## Challenge:
Copy out each line exactly as it appears.

## Stored data:
--------------------

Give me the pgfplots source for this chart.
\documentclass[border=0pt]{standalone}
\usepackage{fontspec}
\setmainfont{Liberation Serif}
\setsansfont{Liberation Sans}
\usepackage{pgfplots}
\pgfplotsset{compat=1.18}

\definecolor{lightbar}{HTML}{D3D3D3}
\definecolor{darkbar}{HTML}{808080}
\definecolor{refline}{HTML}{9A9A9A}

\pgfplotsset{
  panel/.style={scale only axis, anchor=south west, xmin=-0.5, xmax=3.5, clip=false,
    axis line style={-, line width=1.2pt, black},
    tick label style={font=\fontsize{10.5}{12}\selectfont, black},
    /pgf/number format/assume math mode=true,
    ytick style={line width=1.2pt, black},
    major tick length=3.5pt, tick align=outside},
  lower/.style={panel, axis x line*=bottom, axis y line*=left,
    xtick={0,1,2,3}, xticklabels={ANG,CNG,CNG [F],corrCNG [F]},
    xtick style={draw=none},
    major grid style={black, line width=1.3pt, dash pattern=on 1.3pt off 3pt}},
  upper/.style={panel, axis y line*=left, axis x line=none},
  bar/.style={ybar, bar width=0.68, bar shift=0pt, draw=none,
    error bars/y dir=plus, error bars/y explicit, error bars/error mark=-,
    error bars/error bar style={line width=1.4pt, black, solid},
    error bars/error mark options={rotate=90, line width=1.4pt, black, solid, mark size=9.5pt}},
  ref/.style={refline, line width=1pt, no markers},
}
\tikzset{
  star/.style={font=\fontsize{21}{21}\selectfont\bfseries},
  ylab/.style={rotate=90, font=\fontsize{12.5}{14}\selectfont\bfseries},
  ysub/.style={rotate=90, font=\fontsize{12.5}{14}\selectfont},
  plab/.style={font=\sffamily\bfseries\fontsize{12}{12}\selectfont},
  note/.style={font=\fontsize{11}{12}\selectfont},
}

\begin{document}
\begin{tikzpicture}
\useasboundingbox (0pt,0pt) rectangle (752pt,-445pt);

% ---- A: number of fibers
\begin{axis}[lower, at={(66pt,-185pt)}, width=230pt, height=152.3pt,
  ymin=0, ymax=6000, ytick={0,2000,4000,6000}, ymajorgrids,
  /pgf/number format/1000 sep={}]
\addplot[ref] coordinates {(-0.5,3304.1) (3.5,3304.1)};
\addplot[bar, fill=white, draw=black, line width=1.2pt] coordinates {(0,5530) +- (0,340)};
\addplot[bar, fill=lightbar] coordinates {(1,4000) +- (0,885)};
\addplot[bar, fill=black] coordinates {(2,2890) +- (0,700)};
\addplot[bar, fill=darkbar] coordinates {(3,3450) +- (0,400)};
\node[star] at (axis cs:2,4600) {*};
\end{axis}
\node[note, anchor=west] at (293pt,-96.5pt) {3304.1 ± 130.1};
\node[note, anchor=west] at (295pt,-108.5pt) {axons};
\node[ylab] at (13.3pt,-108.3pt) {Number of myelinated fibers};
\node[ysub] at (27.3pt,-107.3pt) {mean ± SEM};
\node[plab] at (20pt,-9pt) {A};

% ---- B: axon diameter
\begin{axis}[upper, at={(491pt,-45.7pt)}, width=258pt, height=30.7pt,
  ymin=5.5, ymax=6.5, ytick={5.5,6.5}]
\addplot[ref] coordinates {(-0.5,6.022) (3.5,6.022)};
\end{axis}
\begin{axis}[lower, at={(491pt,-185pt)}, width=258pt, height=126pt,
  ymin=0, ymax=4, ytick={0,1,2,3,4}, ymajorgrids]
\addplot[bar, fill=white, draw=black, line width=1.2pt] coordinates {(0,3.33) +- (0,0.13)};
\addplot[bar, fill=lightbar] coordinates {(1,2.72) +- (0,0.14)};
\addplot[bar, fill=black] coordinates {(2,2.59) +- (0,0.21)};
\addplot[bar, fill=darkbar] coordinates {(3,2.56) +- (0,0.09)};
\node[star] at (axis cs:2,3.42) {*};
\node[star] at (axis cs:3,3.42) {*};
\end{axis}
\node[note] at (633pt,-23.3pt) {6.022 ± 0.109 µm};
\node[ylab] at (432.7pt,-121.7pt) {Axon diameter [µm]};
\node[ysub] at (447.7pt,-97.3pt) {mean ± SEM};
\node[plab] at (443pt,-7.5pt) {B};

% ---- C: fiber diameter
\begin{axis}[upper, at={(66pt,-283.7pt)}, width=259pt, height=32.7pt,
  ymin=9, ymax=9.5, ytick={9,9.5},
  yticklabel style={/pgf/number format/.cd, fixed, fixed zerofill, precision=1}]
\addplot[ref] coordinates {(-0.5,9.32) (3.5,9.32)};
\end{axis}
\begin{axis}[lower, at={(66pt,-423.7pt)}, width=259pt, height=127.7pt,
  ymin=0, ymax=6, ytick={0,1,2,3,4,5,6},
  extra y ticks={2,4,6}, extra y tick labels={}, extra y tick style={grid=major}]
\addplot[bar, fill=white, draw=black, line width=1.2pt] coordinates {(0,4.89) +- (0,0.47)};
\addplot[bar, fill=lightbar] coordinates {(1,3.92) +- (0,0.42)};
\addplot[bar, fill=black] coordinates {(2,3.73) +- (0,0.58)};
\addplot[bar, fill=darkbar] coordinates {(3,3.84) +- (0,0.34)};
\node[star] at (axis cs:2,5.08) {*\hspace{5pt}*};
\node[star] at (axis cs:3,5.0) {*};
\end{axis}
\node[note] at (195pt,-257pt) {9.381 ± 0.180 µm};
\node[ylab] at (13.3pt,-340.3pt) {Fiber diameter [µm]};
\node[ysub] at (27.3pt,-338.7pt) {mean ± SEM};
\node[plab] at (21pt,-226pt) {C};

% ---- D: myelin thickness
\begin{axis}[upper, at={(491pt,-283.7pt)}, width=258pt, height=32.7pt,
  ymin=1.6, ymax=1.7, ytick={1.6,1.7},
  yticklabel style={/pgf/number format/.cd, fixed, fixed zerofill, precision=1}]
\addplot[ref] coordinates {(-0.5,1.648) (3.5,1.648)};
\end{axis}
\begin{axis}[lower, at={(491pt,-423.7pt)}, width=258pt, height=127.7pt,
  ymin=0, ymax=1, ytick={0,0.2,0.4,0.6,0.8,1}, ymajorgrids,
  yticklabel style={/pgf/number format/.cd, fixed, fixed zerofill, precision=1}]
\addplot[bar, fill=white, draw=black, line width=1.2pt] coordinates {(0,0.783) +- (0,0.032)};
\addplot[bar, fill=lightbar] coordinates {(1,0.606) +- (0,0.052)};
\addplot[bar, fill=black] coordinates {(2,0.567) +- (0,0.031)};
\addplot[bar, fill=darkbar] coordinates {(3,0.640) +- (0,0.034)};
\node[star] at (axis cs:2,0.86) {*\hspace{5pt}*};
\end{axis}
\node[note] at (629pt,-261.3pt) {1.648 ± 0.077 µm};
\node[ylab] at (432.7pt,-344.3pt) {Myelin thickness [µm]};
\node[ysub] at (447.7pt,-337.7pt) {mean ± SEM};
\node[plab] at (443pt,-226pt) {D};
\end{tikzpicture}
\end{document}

--------------------

## Response to this exercise:
Give me the pgfplots source for this chart.
\documentclass[border=0pt]{standalone}
\usepackage{fontspec}
\setmainfont{Liberation Serif}
\setsansfont{Liberation Sans}
\usepackage{pgfplots}
\pgfplotsset{compat=1.18}

\definecolor{lightbar}{HTML}{D3D3D3}
\definecolor{darkbar}{HTML}{808080}
\definecolor{refline}{HTML}{9A9A9A}

\pgfplotsset{
  panel/.style={scale only axis, anchor=south west, xmin=-0.5, xmax=3.5, clip=false,
    axis line style={-, line width=1.2pt, black},
    tick label style={font=\fontsize{10.5}{12}\selectfont, black},
    /pgf/number format/assume math mode=true,
    ytick style={line width=1.2pt, black},
    major tick length=3.5pt, tick align=outside},
  lower/.style={panel, axis x line*=bottom, axis y line*=left,
    xtick={0,1,2,3}, xticklabels={ANG,CNG,CNG [F],corrCNG [F]},
    xtick style={draw=none},
    major grid style={black, line width=1.3pt, dash pattern=on 1.3pt off 3pt}},
  upper/.style={panel, axis y line*=left, axis x line=none},
  bar/.style={ybar, bar width=0.68, bar shift=0pt, draw=none,
    error bars/y dir=plus, error bars/y explicit, error bars/error mark=-,
    error bars/error bar style={line width=1.4pt, black, solid},
    error bars/error mark options={rotate=90, line width=1.4pt, black, solid, mark size=9.5pt}},
  ref/.style={refline, line width=1pt, no markers},
}
\tikzset{
  star/.style={font=\fontsize{21}{21}\selectfont\bfseries},
  ylab/.style={rotate=90, font=\fontsize{12.5}{14}\selectfont\bfseries},
  ysub/.style={rotate=90, font=\fontsize{12.5}{14}\selectfont},
  plab/.style={font=\sffamily\bfseries\fontsize{12}{12}\selectfont},
  note/.style={font=\fontsize{11}{12}\selectfont},
}

\begin{document}
\begin{tikzpicture}
\useasboundingbox (0pt,0pt) rectangle (752pt,-445pt);

% ---- A: number of fibers
\begin{axis}[lower, at={(66pt,-185pt)}, width=230pt, height=152.3pt,
  ymin=0, ymax=6000, ytick={0,2000,4000,6000}, ymajorgrids,
  /pgf/number format/1000 sep={}]
\addplot[ref] coordinates {(-0.5,3304.1) (3.5,3304.1)};
\addplot[bar, fill=white, draw=black, line width=1.2pt] coordinates {(0,5530) +- (0,340)};
\addplot[bar, fill=lightbar] coordinates {(1,4000) +- (0,885)};
\addplot[bar, fill=black] coordinates {(2,2890) +- (0,700)};
\addplot[bar, fill=darkbar] coordinates {(3,3450) +- (0,400)};
\node[star] at (axis cs:2,4600) {*};
\end{axis}
\node[note, anchor=west] at (293pt,-96.5pt) {3304.1 ± 130.1};
\node[note, anchor=west] at (295pt,-108.5pt) {axons};
\node[ylab] at (13.3pt,-108.3pt) {Number of myelinated fibers};
\node[ysub] at (27.3pt,-107.3pt) {mean ± SEM};
\node[plab] at (20pt,-9pt) {A};

% ---- B: axon diameter
\begin{axis}[upper, at={(491pt,-45.7pt)}, width=258pt, height=30.7pt,
  ymin=5.5, ymax=6.5, ytick={5.5,6.5}]
\addplot[ref] coordinates {(-0.5,6.022) (3.5,6.022)};
\end{axis}
\begin{axis}[lower, at={(491pt,-185pt)}, width=258pt, height=126pt,
  ymin=0, ymax=4, ytick={0,1,2,3,4}, ymajorgrids]
\addplot[bar, fill=white, draw=black, line width=1.2pt] coordinates {(0,3.33) +- (0,0.13)};
\addplot[bar, fill=lightbar] coordinates {(1,2.72) +- (0,0.14)};
\addplot[bar, fill=black] coordinates {(2,2.59) +- (0,0.21)};
\addplot[bar, fill=darkbar] coordinates {(3,2.56) +- (0,0.09)};
\node[star] at (axis cs:2,3.42) {*};
\node[star] at (axis cs:3,3.42) {*};
\end{axis}
\node[note] at (633pt,-23.3pt) {6.022 ± 0.109 µm};
\node[ylab] at (432.7pt,-121.7pt) {Axon diameter [µm]};
\node[ysub] at (447.7pt,-97.3pt) {mean ± SEM};
\node[plab] at (443pt,-7.5pt) {B};

% ---- C: fiber diameter
\begin{axis}[upper, at={(66pt,-283.7pt)}, width=259pt, height=32.7pt,
  ymin=9, ymax=9.5, ytick={9,9.5},
  yticklabel style={/pgf/number format/.cd, fixed, fixed zerofill, precision=1}]
\addplot[ref] coordinates {(-0.5,9.32) (3.5,9.32)};
\end{axis}
\begin{axis}[lower, at={(66pt,-423.7pt)}, width=259pt, height=127.7pt,
  ymin=0, ymax=6, ytick={0,1,2,3,4,5,6},
  extra y ticks={2,4,6}, extra y tick labels={}, extra y tick style={grid=major}]
\addplot[bar, fill=white, draw=black, line width=1.2pt] coordinates {(0,4.89) +- (0,0.47)};
\addplot[bar, fill=lightbar] coordinates {(1,3.92) +- (0,0.42)};
\addplot[bar, fill=black] coordinates {(2,3.73) +- (0,0.58)};
\addplot[bar, fill=darkbar] coordinates {(3,3.84) +- (0,0.34)};
\node[star] at (axis cs:2,5.08) {*\hspace{5pt}*};
\node[star] at (axis cs:3,5.0) {*};
\end{axis}
\node[note] at (195pt,-257pt) {9.381 ± 0.180 µm};
\node[ylab] at (13.3pt,-340.3pt) {Fiber diameter [µm]};
\node[ysub] at (27.3pt,-338.7pt) {mean ± SEM};
\node[plab] at (21pt,-226pt) {C};

% ---- D: myelin thickness
\begin{axis}[upper, at={(491pt,-283.7pt)}, width=258pt, height=32.7pt,
  ymin=1.6, ymax=1.7, ytick={1.6,1.7},
  yticklabel style={/pgf/number format/.cd, fixed, fixed zerofill, precision=1}]
\addplot[ref] coordinates {(-0.5,1.648) (3.5,1.648)};
\end{axis}
\begin{axis}[lower, at={(491pt,-423.7pt)}, width=258pt, height=127.7pt,
  ymin=0, ymax=1, ytick={0,0.2,0.4,0.6,0.8,1}, ymajorgrids,
  yticklabel style={/pgf/number format/.cd, fixed, fixed zerofill, precision=1}]
\addplot[bar, fill=white, draw=black, line width=1.2pt] coordinates {(0,0.783) +- (0,0.032)};
\addplot[bar, fill=lightbar] coordinates {(1,0.606) +- (0,0.052)};
\addplot[bar, fill=black] coordinates {(2,0.567) +- (0,0.031)};
\addplot[bar, fill=darkbar] coordinates {(3,0.640) +- (0,0.034)};
\node[star] at (axis cs:2,0.86) {*\hspace{5pt}*};
\end{axis}
\node[note] at (629pt,-261.3pt) {1.648 ± 0.077 µm};
\node[ylab] at (432.7pt,-344.3pt) {Myelin thickness [µm]};
\node[ysub] at (447.7pt,-337.7pt) {mean ± SEM};
\node[plab] at (443pt,-226pt) {D};
\end{tikzpicture}
\end{document}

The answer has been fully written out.